Lenowitz was to join members of the Utah Chapter of the American Civil Liberties Union and U. students gathering today for an anti-hate rally.
Swastikas, used by German Nazis during World War II, appeared on classroom walls at the Sill Home Living Center, a U. police report states.
The building, near the Olpin Union, houses offices on upper floors and classrooms in the basement.
On Monday, police were alerted to the swastikas, which Lenowitz says were about two to three feet in diameter and drawn on a beige wall with white chalk.
Lenowitz also told police someone drew another swastika on the wall about two weeks ago. Yet another turned up Wednesday. Police had made no arrests Thursday.
The symbols, often used by white supremacy groups, were so faint they didn't show up on police photographs, the report states. But Lenowitz said their message was clear.
"It is an attack against each one of us in the Hebrew program, other students and teachers on campus, the city and the state," Lenowitz said. "We are no longer living in a quiet, sheltered valley."
"There's no room on campus for the kind of person that would cause hurt and destruction to another person," said Stayner Landward, dean of students.
ACLU Director Carol Gnade points out that while the swastika is offensive, the ACLU opposes banning any speech protected by the First Amendment. "Rather, we would look to the university to vigorously respond promptly to these incidents of bigotry and discrimination," she said.
But Lenowitz said campus police are just beginning to take the incident seriously.

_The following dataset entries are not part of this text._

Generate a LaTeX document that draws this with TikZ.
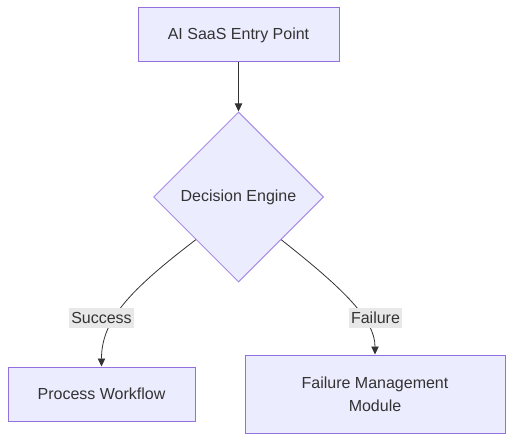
\documentclass[tikz,border=0pt]{standalone}
\usepackage{fontspec}
\setmainfont{Liberation Sans}
\usetikzlibrary{arrows.meta,shapes.geometric}

\definecolor{boxfill}{HTML}{ECECFF}
\definecolor{boxline}{HTML}{9370DB}
\definecolor{ink}{HTML}{333333}
\definecolor{labelbg}{HTML}{E8E8E8}

\tikzset{
	stepbox/.style={draw=boxline, fill=boxfill, line width=0.75pt, text=ink, font=\fontsize{12}{17}\selectfont, align=center, inner sep=0pt},
	choice/.style={stepbox, diamond, aspect=1, minimum width=127.5pt, minimum height=127.5pt, draw=boxline!80},
	flow/.style={draw=ink, line width=0.6pt, -{Triangle[length=6pt,width=5.5pt]}},
	edgelabel/.style={fill=labelbg, text=ink, font=\fontsize{12}{14}\selectfont, inner xsep=1.5pt, inner ysep=3pt}
}

\begin{document}
\begin{tikzpicture}[x=0.75pt, y=-0.75pt]
		\useasboundingbox (0, 0) rectangle (514, 442);

		% boxes
		\node[stepbox, minimum width=150.75pt, minimum height=40.5pt] (entry) at (238.5, 35) {AI SaaS Entry Point};
		\node[choice] (engine) at (238.5, 197) {Decision Engine};
		\node[stepbox, minimum width=140.25pt, minimum height=40.5pt] (process) at (101.5, 394) {Process Workflow};
		\node[stepbox, minimum width=195pt, minimum height=58.5pt] (failmod) at (375, 394) {Failure Management\\Module};

		% connectors
		\draw[flow] (entry.south) -- (engine.north);
		\draw[flow] (engine.south west) .. controls (130, 290) and (101.5, 320) .. (process.north);
		\draw[flow] (engine.south east) .. controls (345, 290) and (375, 320) .. (failmod.north);

		% labels
		\node[edgelabel] (success) at (101.5, 318) {Success};
		\node[edgelabel] (failure) at (375.5, 318) {Failure};
\end{tikzpicture}
\end{document}
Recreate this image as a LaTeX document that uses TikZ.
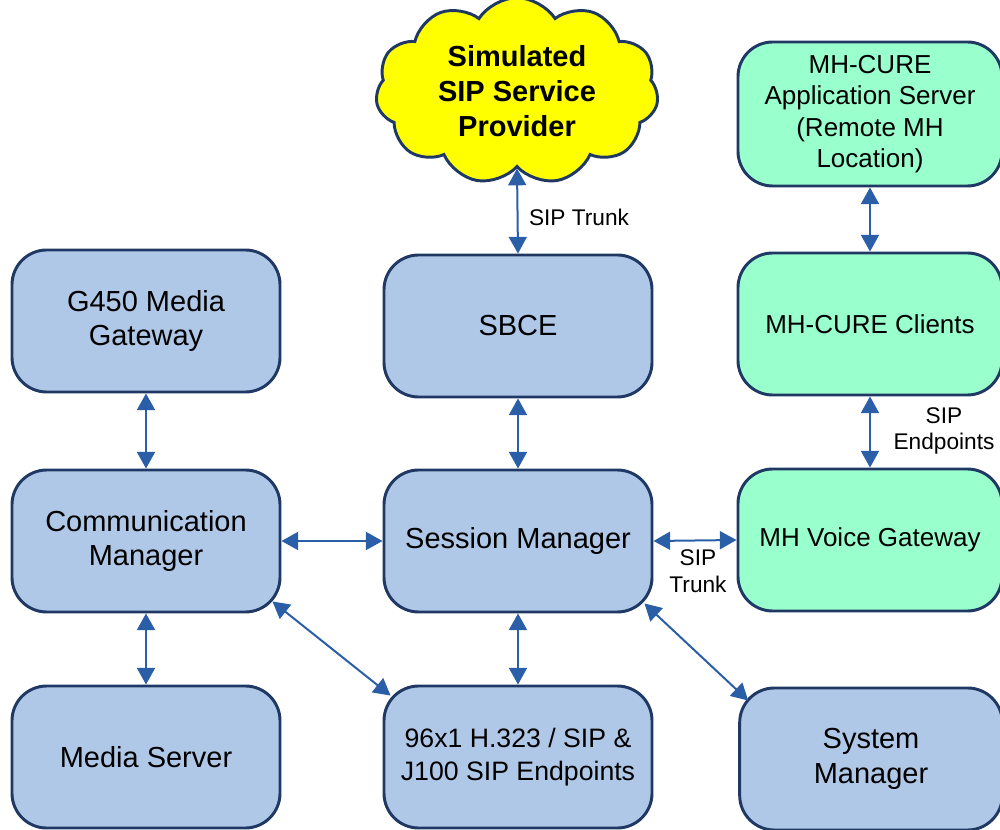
\documentclass[tikz,border=0pt]{standalone}
\usepackage{fontspec}
\setmainfont{Liberation Sans}
\usetikzlibrary{shapes.symbols,arrows.meta}
\definecolor{boxblue}{HTML}{B0C8E8}
\definecolor{boxgreen}{HTML}{99FFCC}
\definecolor{edgecol}{HTML}{1F3864}
\definecolor{arrcol}{HTML}{2A5FA8}
\definecolor{cloudyellow}{HTML}{FFFF00}
\begin{document}
\begin{tikzpicture}[x=0.75pt,y=-0.75pt,
  box/.style={draw=edgecol, line width=2.2pt, rounded corners=26pt,
    minimum width=201pt, minimum height=106.5pt, align=center,
    font=\fontsize{21.75}{26}\selectfont, inner sep=0pt},
  bluebox/.style={box, fill=boxblue},
  greenbox/.style={box, fill=boxgreen, minimum width=198pt, font=\fontsize{19.5}{23.5}\selectfont},
  link/.style={draw=arrcol, line width=1.5pt,
    {Triangle[width=13.5pt,length=12.5pt]}-{Triangle[width=13.5pt,length=12.5pt]}},
  lbl/.style={align=center, font=\fontsize{17}{20}\selectfont, inner sep=0pt}
]
\useasboundingbox (0,0) rectangle (1000,830);
% cloud
\node[cloud, cloud puffs=11, cloud puff arc=115, aspect=1.5, draw=edgecol, line width=2.2pt,
  fill=cloudyellow, minimum width=212pt, minimum height=140pt, align=center,
  font=\bfseries\fontsize{21.75}{26}\selectfont, inner sep=0pt] (sp) at (517,91)
  {Simulated\\SIP Service\\Provider};
% blue boxes
\node[bluebox] (g450) at (146,321) {G450 Media\\Gateway};
\node[bluebox] (cm) at (146,541) {Communication\\Manager};
\node[bluebox] (ms) at (146,757) {Media Server};
\node[bluebox] (sbce) at (518,326) {SBCE};
\node[bluebox] (sm) at (518,541) {Session Manager};
\node[bluebox, font=\fontsize{20}{25}\selectfont] (ep) at (518,757) {96x1 H.323 / SIP \&\\J100 SIP Endpoints};
\node[bluebox, minimum width=197pt] (sys) at (871,759) {System\\Manager};
% green boxes
\node[greenbox, minimum height=108pt] (app) at (870,114) {MH-CURE\\Application Server\\(Remote MH\\Location)};
\node[greenbox] (cl) at (870,324) {MH-CURE Clients};
\node[greenbox] (vg) at (870,540) {MH Voice Gateway};
% links
\draw[link] (sp.south) -- (sbce.north);
\draw[link] (sbce.south) -- (sm.north);
\draw[link] (g450.south) -- (cm.north);
\draw[link] (cm.south) -- (ms.north);
\draw[link] (cm.east) -- (sm.west);
\draw[link] (sm.south) -- (ep.north);
\draw[link] (sm.east) -- (vg.west);
\draw[link] (app.south) -- (cl.north);
\draw[link] (cl.south) -- (vg.north);
\draw[link] ([shift={(-9,-12)}]cm.south east) -- ([shift={(8,11)}]ep.north west);
\draw[link] ([shift={(-9,-10)}]sm.south east) -- ([shift={(10,14)}]sys.north west);
% labels
\node[lbl] (l1) at (579,217) {SIP Trunk};
\node[lbl] (l2) at (698,571) {SIP\\Trunk};
\node[lbl] (l3) at (944,431) {SIP\\Endpoints};
\end{tikzpicture}
\end{document}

He said detective Denice Bradfield, unable to see the swastikas on crime scene photos, wanted to meet him at the Sill building to show them to her. But by that time, janitors had scrubbed the walls, he said.
Bradfield said her department is making every effort to find the vandals. "(The incident is) something we want to focus on, and make sure the University community feels safe."
Police are urging anyone with information to report it.
Those who drew the symbols could faces misdemeanor charges of criminal mischief, Bradfield said. Should they be U. students, they could face suspension, according to Landward.
"I think there's a general outrage that an individual would stoop to such behavior," Landward said. "I met with the (Hebrew) students (Wednesday) and there certainly was fear, discouragement, hurt and pain."
The Jewish Students' Association took out an ad in The Daily Utah Chronicle student newspaper Thursday to announce Friday's rally.
"The recent appearances of swastikas in Hebrew classrooms on campus is a painful sign that hatred and ignorance continue to plague us even as we attempt to embrace diversity," the ad states.
"For all of us, (the swastika) is an ugly reminder of what can happen when intolerance and indifference are allowed to go unchecked."